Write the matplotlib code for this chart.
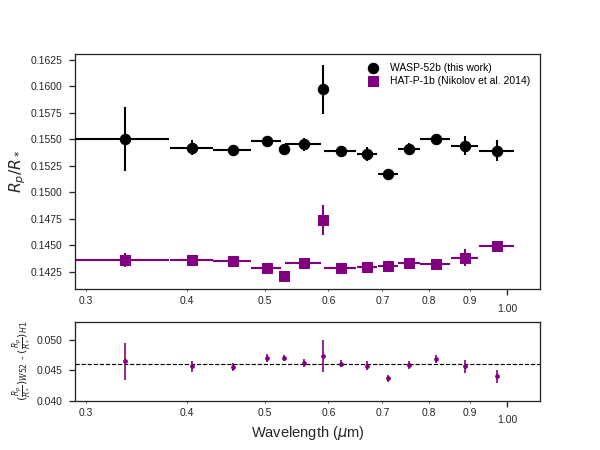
import matplotlib
matplotlib.use('Agg')
import matplotlib.pyplot as plt
from matplotlib.lines import Line2D
from matplotlib.ticker import FixedLocator, FormatStrFormatter

plt.rcParams['font.family'] = ['Liberation Sans', 'DejaVu Sans']
plt.rcParams['mathtext.fontset'] = 'dejavusans'

# bin centres and half widths (micron)
wl = [0.335, 0.406, 0.456, 0.5025, 0.528, 0.559, 0.590, 0.621, 0.670, 0.711, 0.755, 0.815, 0.886, 0.971]
wl_hw = [0.045, 0.025, 0.025, 0.0215, 0.004, 0.029, 0.002, 0.029, 0.019, 0.020, 0.024, 0.035, 0.035, 0.049]

# WASP-52b (this work)
w52 = [0.1550, 0.1542, 0.1540, 0.1548, 0.1541, 0.1545, 0.1597, 0.1539, 0.1536, 0.1517, 0.1541, 0.1550, 0.1544, 0.1539]
w52_err = [0.0030, 0.0007, 0.0003, 0.0003, 0.0003, 0.0006, 0.0023, 0.0005, 0.0007, 0.0003, 0.0005, 0.0005, 0.0009, 0.0010]

# HAT-P-1b (Nikolov et al. 2014)
h1 = [0.1436, 0.1436, 0.1435, 0.1428, 0.1421, 0.1433, 0.1474, 0.1428, 0.1429, 0.1430, 0.1433, 0.1432, 0.1438, 0.1449]
h1_err = [0.0007, 0.0004, 0.0003, 0.0004, 0.0003, 0.0003, 0.0014, 0.0003, 0.0004, 0.0004, 0.0004, 0.0004, 0.0008, 0.0004]

# difference panel
diff = [0.04647, 0.04569, 0.04552, 0.04702, 0.04702, 0.04619, 0.04735, 0.04608, 0.04580, 0.04365, 0.04586, 0.04685, 0.04564, 0.04403]
diff_err = [0.0031, 0.0009, 0.0007, 0.0007, 0.0005, 0.0007, 0.0027, 0.0006, 0.0008, 0.0005, 0.0007, 0.0007, 0.0010, 0.0011]
diff_mean = 0.046

minor_ticks = [0.3, 0.4, 0.5, 0.6, 0.7, 0.8, 0.9]
major_ticks = [1.0]

dark = '0.15'

fig = plt.figure(figsize=(8, 6), dpi=75)
gs = fig.add_gridspec(2, 1, height_ratios=[3, 1], hspace=0.21)
ax1 = fig.add_subplot(gs[0])
ax2 = fig.add_subplot(gs[1])

ax1.errorbar(wl, w52, xerr=wl_hw, yerr=w52_err, fmt='o', color='black',
             ms=10, elinewidth=2, capsize=0, zorder=3)
ax1.errorbar(wl, h1, xerr=wl_hw, yerr=h1_err, fmt='s', color='purple',
             ms=10, elinewidth=2, capsize=0, zorder=2)

handles = [Line2D([], [], ls='none', marker='o', color='black', ms=10),
           Line2D([], [], ls='none', marker='s', color='purple', ms=10)]
ax1.legend(handles, ['WASP-52b (this work)', 'HAT-P-1b (Nikolov et al. 2014)'],
           loc='upper right', frameon=False, fontsize=10, handletextpad=0.9,
           borderaxespad=0.5, labelspacing=0.3, handlelength=1.5)

ax2.errorbar(wl, diff, yerr=diff_err, fmt='o', color='purple', ms=3.5,
             elinewidth=1.6, capsize=0)
ax2.axhline(diff_mean, color='black', ls='--', lw=1.1, zorder=0)

ax1.set_ylim(0.14084, 0.16304)
ax1.yaxis.set_major_locator(FixedLocator([0.1425 + 0.0025 * i for i in range(9)]))
ax1.yaxis.set_major_formatter(FormatStrFormatter('%.4f'))
ax1.set_ylabel(r'$R_p/R_*$', fontsize=15, color=dark)

ax2.set_ylim(0.040, 0.053)
ax2.yaxis.set_major_locator(FixedLocator([0.040, 0.045, 0.050]))
ax2.yaxis.set_major_formatter(FormatStrFormatter('%.3f'))
ax2.set_ylabel(r'$(\frac{R_p}{R_*})_{W52}$ - $(\frac{R_p}{R_*})_{H1}$', fontsize=10.5, color=dark)
ax2.set_xlabel(r'Wavelength ($\mu$m)', fontsize=14, color=dark, labelpad=-1)

for ax in (ax1, ax2):
    ax.set_xscale('log')
    ax.set_xlim(0.2905, 1.099)
    ax.xaxis.set_major_locator(FixedLocator(major_ticks))
    ax.xaxis.set_minor_locator(FixedLocator(minor_ticks))
    ax.xaxis.set_major_formatter(FormatStrFormatter('%.2f'))
    ax.xaxis.set_minor_formatter(FormatStrFormatter('%.1f'))
    for s in ax.spines.values():
        s.set_color(dark)
        s.set_linewidth(1.25)
    ax.tick_params(axis='both', which='major', direction='out', length=6,
                   width=1.25, color=dark, labelcolor=dark, labelsize=10, pad=6)
    ax.tick_params(axis='x', which='major', pad=8)
    ax.tick_params(axis='x', which='minor', direction='out', length=2,
                   width=0.8, color=dark, labelcolor=dark, labelsize=10, pad=5)
    ax.tick_params(axis='y', which='minor', length=0)

ax1.yaxis.set_label_coords(-0.102, 0.5)
ax2.yaxis.set_label_coords(-0.09, 0.5)

fig.savefig('out.png', dpi=75)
++++++++++++++++++++
### The exercise
Working from the listing above, pick out every line that has "this" and copy it.

### Exercise output
Write the matplotlib code for this chart.
# WASP-52b (this work)
ax1.legend(handles, ['WASP-52b (this work)', 'HAT-P-1b (Nikolov et al. 2014)'],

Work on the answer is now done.